Battle of Mengo Hill
||This article is written like a personal reflection or opinion essay rather than an encyclopedic description of the subject. (June 2013)|
In February 1966, Prime Minister Milton Obote had changed the constitution, taking the powers of the presidency, formerly held by the Kabaka, for himself. The Kabaka is the ruler of Buganda, the largest and most influential of the five traditional kingdoms within Uganda, and the capital of the kingdom, Kampala, is also the capital of the country. The Kabaka at the time was Mutesa II. Kabaka Mutesa II protested Obote's actions, ordering Obote to leave Buganda lands and appealing to United Nations Secretary-General U Thant to intervene. Obote immediately accused the Kabaka of high treason and ordered his protégé, Idi Amin Dada, to lead troops against the Kabaka's residence on Mengo Hill, which was promptly surrounded.
The Kabaka called for his subjects to defend him, and many responded by acts of sabotage throughout Buganda, while thousands of monarchists attempted to set up blockades to hinder Amin's troops and engaged in running street skirmishes. However, the Kabaka's bodyguards were lightly armed with hunting rifles, especially as compared to the army units and, two days after the palace was surrounded, the palace was overrun and set alight. Kabaka Mutesa II himself escaped the compound during a cloudburst in the middle of the battle.
"When Obote sent his soldiers to bring Mutesa to him ‘dead or alive’ the King was unprepared. Out numbered, with only 120 guards and facing the Uganda Army with its Lee-Enfield rifles, three carbines, six Sterling machine guns and six automatic rifles, it was a losing battle. Determined to protect the King, the [royal] guards knew the only option was for him to flee. Rain connived with the royals, as it slowed the attackers’ advancement. Jumping over bodies as they fled, Mutesa and 20 royal soldiers hauled each other over the six foot high brick walls of the palace. Unfortunately, Kabaka Mutesa landed in a precarious angle that left his back bone injured. But the king was free and that’s all that mattered." 
Volunteers carried over 200 bodies of fallen Baganda to the morgue, while the military buried uncounted numbers in mass graves.

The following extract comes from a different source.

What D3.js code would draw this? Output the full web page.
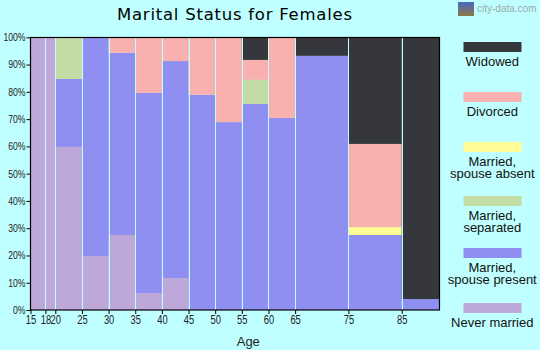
<!DOCTYPE html>
<html><head><meta charset="utf-8">
<script src="https://cdn.jsdelivr.net/npm/d3@7"></script>
<style>
body{margin:0;background:#c0ffff;}
svg{display:block;}
.tick text{font-family:"Liberation Sans",Arial,sans-serif;fill:#222;}
</style></head>
<body><svg id="chart" width="540" height="350"></svg>
<script>
const ageStarts = [15,18,20,25,30,35,40,45,50,55,60,65,75,85];
const ageEnds   = [18,20,25,30,35,40,45,50,55,60,65,75,85,92];
const xTickValues = [15,18,20,25,30,35,40,45,50,55,60,65,75,85];
const yTickValues = [0,10,20,30,40,50,60,70,80,90,100];
const seriesNames = ["Never married","Married, spouse present","Married, separated","Married, spouse absent","Divorced","Widowed"];
const neverMarried  = [100,100,59.8,19.8,27.5,6.2,11.7,0,0,0,0,0,0,0];
const spousePresent = [0,0,24.9,80.2,66.8,73.4,79.6,78.9,68.9,75.6,70.4,93.2,27.5,4.0];
const separated     = [0,0,15.3,0,0,0,0,0,0,8.8,0,0,0,0];
const spouseAbsent  = [0,0,0,0,0,0,0,0,0,0,0,0,2.9,0];
const divorced      = [0,0,0,0,5.7,20.4,8.7,21.1,31.1,7.3,29.6,0,30.5,0];
const widowed       = [0,0,0,0,0,0,0,0,0,8.3,0,6.8,39.1,96.0];
const colors = ["#bea8d9","#8f8ff1","#c3dba5","#fffb97","#f9b1b0","#36373c"];

const seriesValues = [neverMarried,spousePresent,separated,spouseAbsent,divorced,widowed];
const rows = ageStarts.map((s,i)=>{
  const r = {start:s,end:ageEnds[i]};
  seriesNames.forEach((n,k)=>r[n]=seriesValues[k][i]);
  return r;
});

const svg = d3.select("#chart");
const x = d3.scaleLinear().domain([15,20,85,92]).range([30.5,55.3,401.7,439.3]);
const y = d3.scaleLinear().domain([0,100]).range([310,37.3]);

const stack = d3.stack().keys(seriesNames)(rows);
const g = svg.append("g");
stack.forEach((layer,k)=>{
  g.selectAll(null).data(layer.filter(d=>d[1]-d[0]>0)).enter().append("rect")
    .attr("x",d=>x(d.data.start))
    .attr("width",d=>x(d.data.end)-x(d.data.start))
    .attr("y",d=>y(d[1]))
    .attr("height",d=>y(d[0])-y(d[1]))
    .attr("fill",colors[k]);
});
// separators
g.selectAll(null).data(ageStarts.slice(1)).enter().append("line")
  .attr("x1",d=>Math.round(x(d))+0.5).attr("x2",d=>Math.round(x(d))+0.5)
  .attr("y1",y(100)).attr("y2",y(0))
  .attr("stroke","#c0ffff").attr("stroke-width",1);

// frame
svg.append("rect").attr("x",30.5).attr("y",37.5).attr("width",409).attr("height",272.5)
  .attr("fill","none").attr("stroke","#000").attr("stroke-width",1.2);

const xAxis = svg.append("g").attr("transform","translate(0,310)")
  .call(d3.axisBottom(x).tickValues(xTickValues).tickSize(4).tickPadding(1).tickFormat(d=>d));
xAxis.select(".domain").remove();
xAxis.selectAll(".tick text").attr("font-size",13);
const yAxis = svg.append("g").attr("transform","translate(30.5,0)")
  .call(d3.axisLeft(y).tickValues(yTickValues).tickSize(4).tickPadding(1).tickFormat(d=>d+"%"));
yAxis.select(".domain").remove();
yAxis.selectAll(".tick text").attr("font-size",10.5);
svg.selectAll(".tick line").attr("stroke","#000");
xAxis.selectAll(".tick text").each(function(){
  const w = this.getComputedTextLength();
  d3.select(this).attr("textLength", w*0.72).attr("lengthAdjust","spacingAndGlyphs");
});
yAxis.selectAll(".tick text").each(function(){
  const w = this.getComputedTextLength();
  d3.select(this).attr("textLength", w*0.82).attr("lengthAdjust","spacingAndGlyphs");
});

svg.append("text").attr("x",234.5).attr("y",20).attr("text-anchor","middle")
  .attr("font-family","DejaVu Sans, Verdana, sans-serif").attr("font-size",16.5).attr("fill","#000")
  .attr("textLength",235).attr("lengthAdjust","spacing")
  .text("Marital Status for Females");
svg.append("text").attr("x",248.3).attr("y",346).attr("text-anchor","middle")
  .attr("font-family","Liberation Sans, Arial, sans-serif").attr("font-size",13).attr("fill","#222")
  .text("Age");

// watermark
const logo = svg.append("g");
const lg = svg.append("defs").append("linearGradient").attr("id","lg").attr("x1",0).attr("y1",0).attr("x2",0).attr("y2",1);
lg.append("stop").attr("offset","0%").attr("stop-color","#4a66c8");
lg.append("stop").attr("offset","100%").attr("stop-color","#8a7a40");
logo.append("rect").attr("x",458).attr("y",2).attr("width",16).attr("height",14).attr("fill","url(#lg)");
logo.append("text").attr("x",477).attr("y",12).attr("font-family","Liberation Sans, Arial, sans-serif")
  .attr("font-size",10).attr("fill","#9aa").text("city-data.com");

// legend (top to bottom: reverse of stack)
const legendItems = seriesNames.map((n,k)=>({name:n,color:colors[k]})).reverse();
const legendLines = [["Widowed"],["Divorced"],["Married,","spouse absent"],["Married,","separated"],["Married,","spouse present"],["Never married"]];
const legendRectY = [42,92,142,196,248,303];
const lgd = svg.append("g");
legendItems.forEach((it,i)=>{
  lgd.append("rect").attr("x",463.5).attr("y",legendRectY[i]).attr("width",58).attr("height",10).attr("fill",it.color);
  legendLines[i].forEach((t,j)=>{
    lgd.append("text").attr("x",492.3).attr("y",legendRectY[i]+24+j*11.5).attr("text-anchor","middle")
      .attr("font-family","Liberation Sans, Arial, sans-serif").attr("font-size",13).attr("fill","#111").text(t);
  });
});
</script></body></html>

Within a few days the Kabaka and two of his bodyguards were able to cross the border to Burundi and exile. After brief stays in Nairobi and Addis Ababa he was given asylum in the United Kingdom where he stayed until death, under mysterious circumstances, in 1969. Various Baganda chiefs, members of the royal family and others thought loyal to the Kabaka, were imprisoned. The Lubiri Palace was almost completely destroyed in the course of the fighting and the looting which followed. Priceless historic artefacts and royal regalia were stolen and destroyed, including the sacred Mujaguzo drums. This desecration caused immense psychological suffering for many Bugandans who regarded the event as an apocalypse. Mutesa II died in exile, but was allowed to be buried in Buganda by a new president, Idi Amin. Amin promoted the narrative of a Muslim boy from the poor outskirts of the country taking on the Christian leader of Uganda's dominant tribe. The mystique of this action granted him greater legitimacy at least in some sub-populations.